WHAT THE TASK ASKS
Transcribe all of the records word for word, but omit the pictures.

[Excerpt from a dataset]
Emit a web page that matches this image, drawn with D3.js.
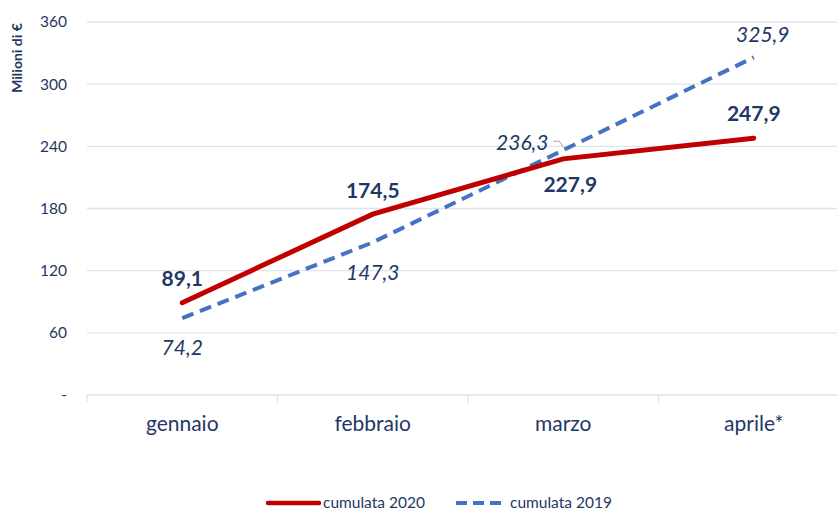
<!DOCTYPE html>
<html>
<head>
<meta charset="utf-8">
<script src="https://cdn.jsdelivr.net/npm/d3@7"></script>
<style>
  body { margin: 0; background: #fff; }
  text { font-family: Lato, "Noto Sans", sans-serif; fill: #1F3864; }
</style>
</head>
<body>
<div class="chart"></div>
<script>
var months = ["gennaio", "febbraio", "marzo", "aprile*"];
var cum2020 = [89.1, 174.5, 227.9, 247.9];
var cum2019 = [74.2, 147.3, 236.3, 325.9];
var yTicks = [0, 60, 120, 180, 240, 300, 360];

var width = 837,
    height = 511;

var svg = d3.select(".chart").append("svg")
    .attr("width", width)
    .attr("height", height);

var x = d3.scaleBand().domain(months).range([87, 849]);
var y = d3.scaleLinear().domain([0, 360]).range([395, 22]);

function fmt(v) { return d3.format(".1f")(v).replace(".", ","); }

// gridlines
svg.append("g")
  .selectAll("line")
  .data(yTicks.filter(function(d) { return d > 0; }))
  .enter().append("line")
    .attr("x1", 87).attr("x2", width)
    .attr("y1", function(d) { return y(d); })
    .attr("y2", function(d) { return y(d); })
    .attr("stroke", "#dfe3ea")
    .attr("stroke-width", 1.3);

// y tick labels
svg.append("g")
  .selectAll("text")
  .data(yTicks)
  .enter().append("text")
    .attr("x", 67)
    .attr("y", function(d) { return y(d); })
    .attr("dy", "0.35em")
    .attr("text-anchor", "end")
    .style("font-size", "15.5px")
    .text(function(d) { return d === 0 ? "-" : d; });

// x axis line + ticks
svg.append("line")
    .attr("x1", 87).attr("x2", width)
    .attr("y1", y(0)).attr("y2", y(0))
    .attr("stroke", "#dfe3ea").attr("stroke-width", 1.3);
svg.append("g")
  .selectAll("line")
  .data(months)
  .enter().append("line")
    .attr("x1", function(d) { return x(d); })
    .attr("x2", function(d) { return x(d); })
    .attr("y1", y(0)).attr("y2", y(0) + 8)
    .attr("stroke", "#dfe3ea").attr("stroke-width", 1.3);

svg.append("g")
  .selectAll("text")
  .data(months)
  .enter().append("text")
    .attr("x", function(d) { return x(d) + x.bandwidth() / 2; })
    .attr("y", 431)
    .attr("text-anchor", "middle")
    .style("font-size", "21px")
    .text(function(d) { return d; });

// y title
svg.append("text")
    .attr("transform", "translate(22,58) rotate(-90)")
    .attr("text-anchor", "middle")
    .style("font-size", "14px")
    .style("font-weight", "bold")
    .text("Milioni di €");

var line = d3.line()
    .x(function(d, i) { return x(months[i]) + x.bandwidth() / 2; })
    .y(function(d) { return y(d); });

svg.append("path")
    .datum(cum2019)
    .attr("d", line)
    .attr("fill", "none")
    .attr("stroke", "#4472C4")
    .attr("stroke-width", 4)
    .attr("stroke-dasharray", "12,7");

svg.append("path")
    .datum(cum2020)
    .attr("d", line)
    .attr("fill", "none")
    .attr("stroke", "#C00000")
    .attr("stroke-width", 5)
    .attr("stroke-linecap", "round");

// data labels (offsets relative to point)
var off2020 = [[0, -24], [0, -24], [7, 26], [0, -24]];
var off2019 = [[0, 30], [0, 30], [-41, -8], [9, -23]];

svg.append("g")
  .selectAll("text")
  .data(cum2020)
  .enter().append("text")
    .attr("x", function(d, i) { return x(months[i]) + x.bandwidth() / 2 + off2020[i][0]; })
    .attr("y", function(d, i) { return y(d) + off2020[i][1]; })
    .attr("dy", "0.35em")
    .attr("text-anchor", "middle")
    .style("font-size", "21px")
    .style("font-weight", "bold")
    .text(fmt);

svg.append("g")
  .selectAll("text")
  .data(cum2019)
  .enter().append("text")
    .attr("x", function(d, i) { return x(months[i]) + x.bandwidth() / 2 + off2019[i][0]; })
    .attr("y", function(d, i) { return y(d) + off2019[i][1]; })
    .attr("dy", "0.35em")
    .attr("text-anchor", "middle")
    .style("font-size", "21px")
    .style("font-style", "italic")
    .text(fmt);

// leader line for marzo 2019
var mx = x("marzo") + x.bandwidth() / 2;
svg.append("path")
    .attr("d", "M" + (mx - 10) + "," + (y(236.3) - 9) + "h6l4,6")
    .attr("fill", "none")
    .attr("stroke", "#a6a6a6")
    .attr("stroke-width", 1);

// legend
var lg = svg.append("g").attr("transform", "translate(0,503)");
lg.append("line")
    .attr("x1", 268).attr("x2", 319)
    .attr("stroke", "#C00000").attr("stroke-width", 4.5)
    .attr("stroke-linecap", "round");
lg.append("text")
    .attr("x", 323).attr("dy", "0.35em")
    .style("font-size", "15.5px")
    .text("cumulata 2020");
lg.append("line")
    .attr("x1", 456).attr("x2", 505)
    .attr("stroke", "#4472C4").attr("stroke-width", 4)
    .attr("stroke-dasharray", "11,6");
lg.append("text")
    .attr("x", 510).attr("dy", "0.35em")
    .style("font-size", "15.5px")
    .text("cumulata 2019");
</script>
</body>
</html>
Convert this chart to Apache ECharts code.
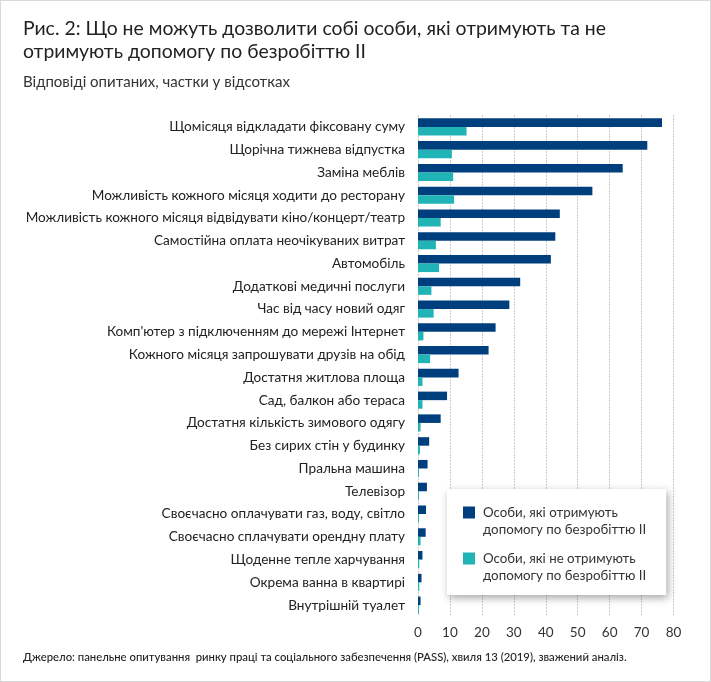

THE COMPLETED TASK
Emit a web page that matches this image, drawn with D3.js.
<!DOCTYPE html>
<html>
<head>
<meta charset="utf-8">
<script src="https://cdn.jsdelivr.net/npm/d3@7"></script>
<style>
  body { margin: 0; background: #fff; }
  text { font-family: Lato, "Noto Sans", sans-serif; fill: #1F3864; }
</style>
</head>
<body>
<div class="chart"></div>
<script>
var months = ["gennaio", "febbraio", "marzo", "aprile*"];
var cum2020 = [89.1, 174.5, 227.9, 247.9];
var cum2019 = [74.2, 147.3, 236.3, 325.9];
var yTicks = [0, 60, 120, 180, 240, 300, 360];

var width = 837,
    height = 511;

var svg = d3.select(".chart").append("svg")
    .attr("width", width)
    .attr("height", height);

var x = d3.scaleBand().domain(months).range([87, 849]);
var y = d3.scaleLinear().domain([0, 360]).range([395, 22]);

function fmt(v) { return d3.format(".1f")(v).replace(".", ","); }

// gridlines
svg.append("g")
  .selectAll("line")
  .data(yTicks.filter(function(d) { return d > 0; }))
  .enter().append("line")
    .attr("x1", 87).attr("x2", width)
    .attr("y1", function(d) { return y(d); })
    .attr("y2", function(d) { return y(d); })
    .attr("stroke", "#dfe3ea")
    .attr("stroke-width", 1.3);

// y tick labels
svg.append("g")
  .selectAll("text")
  .data(yTicks)
  .enter().append("text")
    .attr("x", 67)
    .attr("y", function(d) { return y(d); })
    .attr("dy", "0.35em")
    .attr("text-anchor", "end")
    .style("font-size", "15.5px")
    .text(function(d) { return d === 0 ? "-" : d; });

// x axis line + ticks
svg.append("line")
    .attr("x1", 87).attr("x2", width)
    .attr("y1", y(0)).attr("y2", y(0))
    .attr("stroke", "#dfe3ea").attr("stroke-width", 1.3);
svg.append("g")
  .selectAll("line")
  .data(months)
  .enter().append("line")
    .attr("x1", function(d) { return x(d); })
    .attr("x2", function(d) { return x(d); })
    .attr("y1", y(0)).attr("y2", y(0) + 8)
    .attr("stroke", "#dfe3ea").attr("stroke-width", 1.3);

svg.append("g")
  .selectAll("text")
  .data(months)
  .enter().append("text")
    .attr("x", function(d) { return x(d) + x.bandwidth() / 2; })
    .attr("y", 431)
    .attr("text-anchor", "middle")
    .style("font-size", "21px")
    .text(function(d) { return d; });

// y title
svg.append("text")
    .attr("transform", "translate(22,58) rotate(-90)")
    .attr("text-anchor", "middle")
    .style("font-size", "14px")
    .style("font-weight", "bold")
    .text("Milioni di €");

var line = d3.line()
    .x(function(d, i) { return x(months[i]) + x.bandwidth() / 2; })
    .y(function(d) { return y(d); });

svg.append("path")
    .datum(cum2019)
    .attr("d", line)
    .attr("fill", "none")
    .attr("stroke", "#4472C4")
    .attr("stroke-width", 4)
    .attr("stroke-dasharray", "12,7");

svg.append("path")
    .datum(cum2020)
    .attr("d", line)
    .attr("fill", "none")
    .attr("stroke", "#C00000")
    .attr("stroke-width", 5)
    .attr("stroke-linecap", "round");

// data labels (offsets relative to point)
var off2020 = [[0, -24], [0, -24], [7, 26], [0, -24]];
var off2019 = [[0, 30], [0, 30], [-41, -8], [9, -23]];

svg.append("g")
  .selectAll("text")
  .data(cum2020)
  .enter().append("text")
    .attr("x", function(d, i) { return x(months[i]) + x.bandwidth() / 2 + off2020[i][0]; })
    .attr("y", function(d, i) { return y(d) + off2020[i][1]; })
    .attr("dy", "0.35em")
    .attr("text-anchor", "middle")
    .style("font-size", "21px")
    .style("font-weight", "bold")
    .text(fmt);

svg.append("g")
  .selectAll("text")
  .data(cum2019)
  .enter().append("text")
    .attr("x", function(d, i) { return x(months[i]) + x.bandwidth() / 2 + off2019[i][0]; })
    .attr("y", function(d, i) { return y(d) + off2019[i][1]; })
    .attr("dy", "0.35em")
    .attr("text-anchor", "middle")
    .style("font-size", "21px")
    .style("font-style", "italic")
    .text(fmt);

// leader line for marzo 2019
var mx = x("marzo") + x.bandwidth() / 2;
svg.append("path")
    .attr("d", "M" + (mx - 10) + "," + (y(236.3) - 9) + "h6l4,6")
    .attr("fill", "none")
    .attr("stroke", "#a6a6a6")
    .attr("stroke-width", 1);

// legend
var lg = svg.append("g").attr("transform", "translate(0,503)");
lg.append("line")
    .attr("x1", 268).attr("x2", 319)
    .attr("stroke", "#C00000").attr("stroke-width", 4.5)
    .attr("stroke-linecap", "round");
lg.append("text")
    .attr("x", 323).attr("dy", "0.35em")
    .style("font-size", "15.5px")
    .text("cumulata 2020");
lg.append("line")
    .attr("x1", 456).attr("x2", 505)
    .attr("stroke", "#4472C4").attr("stroke-width", 4)
    .attr("stroke-dasharray", "11,6");
lg.append("text")
    .attr("x", 510).attr("dy", "0.35em")
    .style("font-size", "15.5px")
    .text("cumulata 2019");
</script>
</body>
</html>
Convert this chart to Apache ECharts code.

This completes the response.